I was a little bit worried about her
Yeah, I think she’s fine though.
A short pause enters the conversation, we digest the conversation, he says it first
What if mom was really sick
I don’t think she is.
I know, but what if she got really sick?
And silence slips into the conversation, into our thought processes. The possibility is unreal, it presents itself as an alien, it is impossible and amazing, it does not connect to everyday life. It is the other, real’s counterpart, and slowly, slowly the realization came. The thought processes synergized, and the gravity of what this might mean was overwhelming.
It would be okay because she would go to heaven, and I exhale, I have solved the problem
Yeah, and I can hear him sniffle. The thought has him crying again, harder, it is painful and logical with the world as I know it. Coco died, I will die, Mom will die. But no one knew quite what it was to die, because no one could tell us. We knew only that it was quite separate. And so we must simply believe. And I try to believe, but I am not quite sure what it is.
But if I was the blue one, I’d freeze time, my grin invisible, but he could hear it. And he laughed, we laughed. And you’d just be stuck with the pink one.
Shut up, I wouldn’t be the pink one!
We laugh, Fine, fine.
Did mom say you have a baseball game tomorrow?
Yes, in the morning. Can I use your glove?
Why, I ask, but I already know
Because… you know why… Mom wrote my name in big letters all over it, it looks so stupid
It really did look silly, I would have been embarrassed to wear that glove if I were him. She had this big black marker and wrote his name and phone number in big letters across one of the fingers, and again on the inside of the glove. So whoever was throwing to him saw all this silly writing with his name and some numbers, and it really did look silly.

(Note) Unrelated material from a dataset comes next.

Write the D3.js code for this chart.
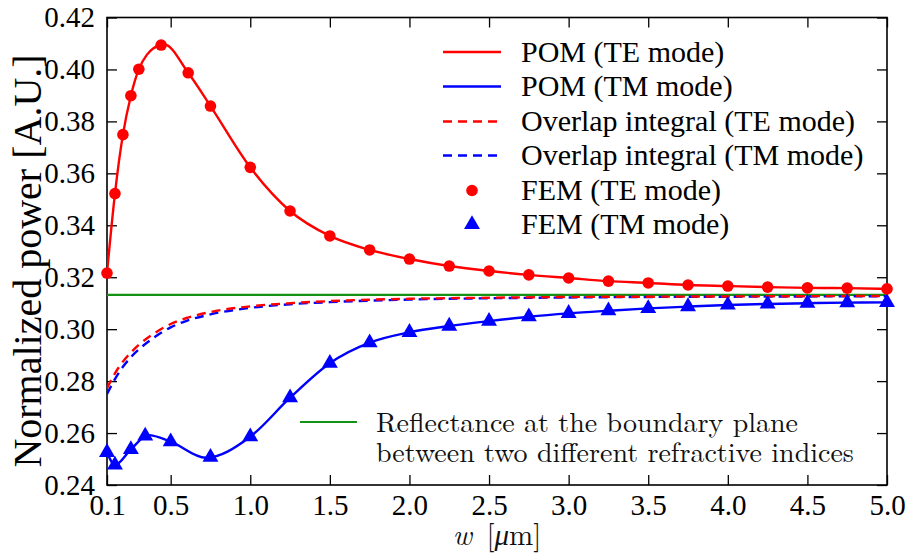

I let him sit there in the dark for a little while though. It was my glove after all. I didn’t really want him getting it all beat up or throwing it around or something. He probably wouldn’t though.
Fine, I guess
Thanks, I could tell he was smiling
And the darkness to overwhelm the conversation, sleep to follow, rhythmically, the breathing in the room was grounding, he turned under his blankets and rustled his sheets. The sounds of the room, and the darkness just before sleep."
Appreciate any thoughts or opinions you guys have, I hope that my style leaves some room for you to find yourself in the character's perspective - perspective is something which really interests me.